The researchers coded a broad set of variables, from institutional breakdown and depopulation to human securities**, migration, household organization, and changes in material culture (the archaeological catch-all term for “stuff”). The researchers then performed correspondence analyses among these different variables to identify meaningful relationships.
Their results are fascinating and the paper is worth a detailed read, but some of their conclusions feel particularly relevant in the current crisis. First, there is a strong relationship between the breakdown of institutions and a decline in human securities. No one is an island: nobody thrives when we let our sustaining institutions crumble. How we get food, how we receive medical care, and how we keep interpersonal violence in check are all embedded in institutional systems. If those systems fail, we’re likely to suffer. We’re witnessing severe stresses on some of our systems right now as they struggle to keep up with the demands created by the current pandemic.

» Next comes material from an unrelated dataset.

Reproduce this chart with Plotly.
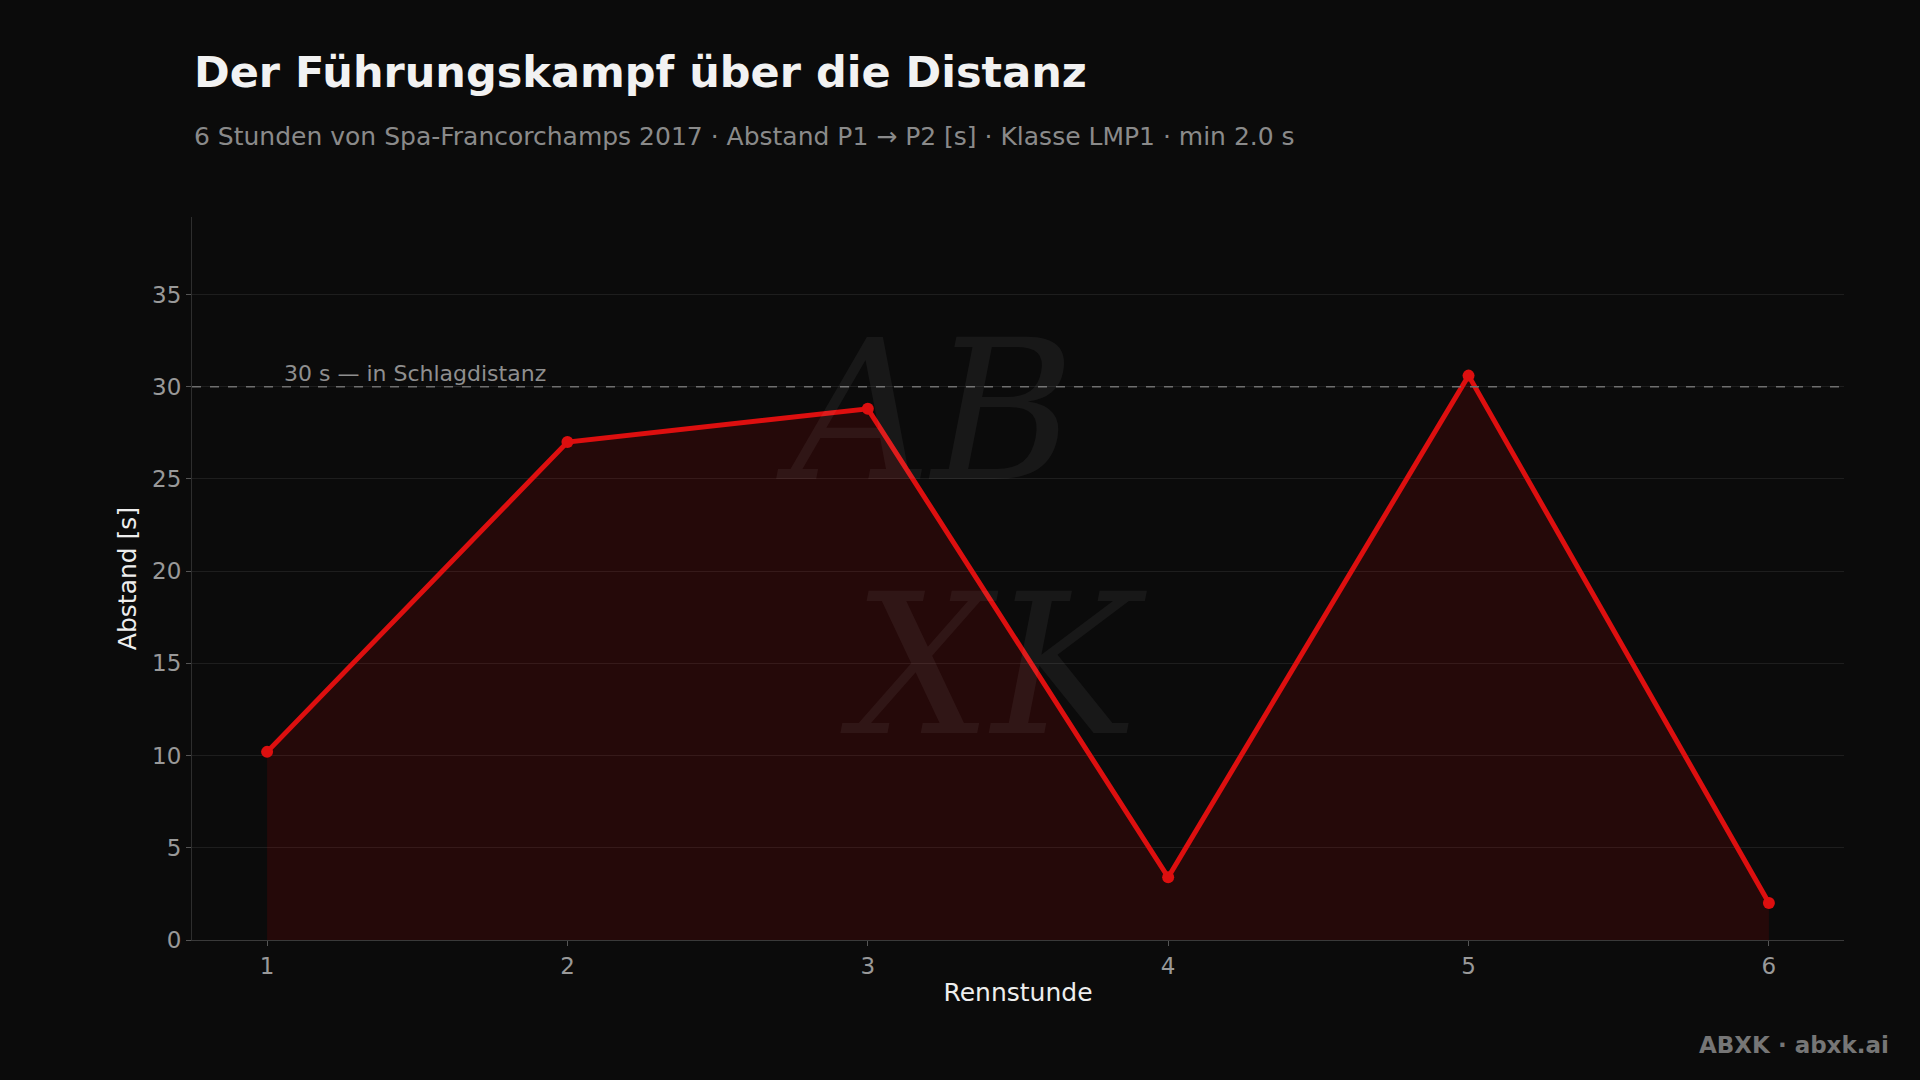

The hopeful part of the study is that the researchers identified communities and community security as strong predictors that social transformation would be less painful. If communities remained strong – if they didn’t disintegrate under the weight of social transformations – people experienced less food insecurity, less interpersonal violence, and less death. The researchers also found a positive feedback loop – strong communities could bolster institutional security, preventing or dampening the major institutional collapses that were found to be disastrous in the less fortunate cases. The authors conclude: “We must consider the people’s experiences because what happens at the local level can stabilize society, can augment people’s capabilities for contributing in positive ways, and thus can help avert disaster.”
I’m probably not the only one who’s found herself reaching out to friends she hasn’t talked to in years to check on how they’re doing in this crazy situation. It turns out this normal human impulse may have a practical benefit. Cross-cultural, cross-temporal evidence reminds us that our communities make us resilient. Strong communities protect and provide and care for us when larger institutions falter and can even prop up those institutions until they recover their footing. Community-building in the time of Coronavirus may not look like it used to, but it’s one of the smartest things we can do.
* Hegmon M, Peeples MA, on behalf of the LTVTP-NABO collaboration (2018) The human experience of social transformation: Insights from comparative archaeology. PLoS ONE 13(11): e0208060. https://doi.org/10.1371/journal.pone.0208060
** The researchers followed the United Nations definition of seven types of human securities to assess human security broadly: economic, food, health, environmental, personal, community, political.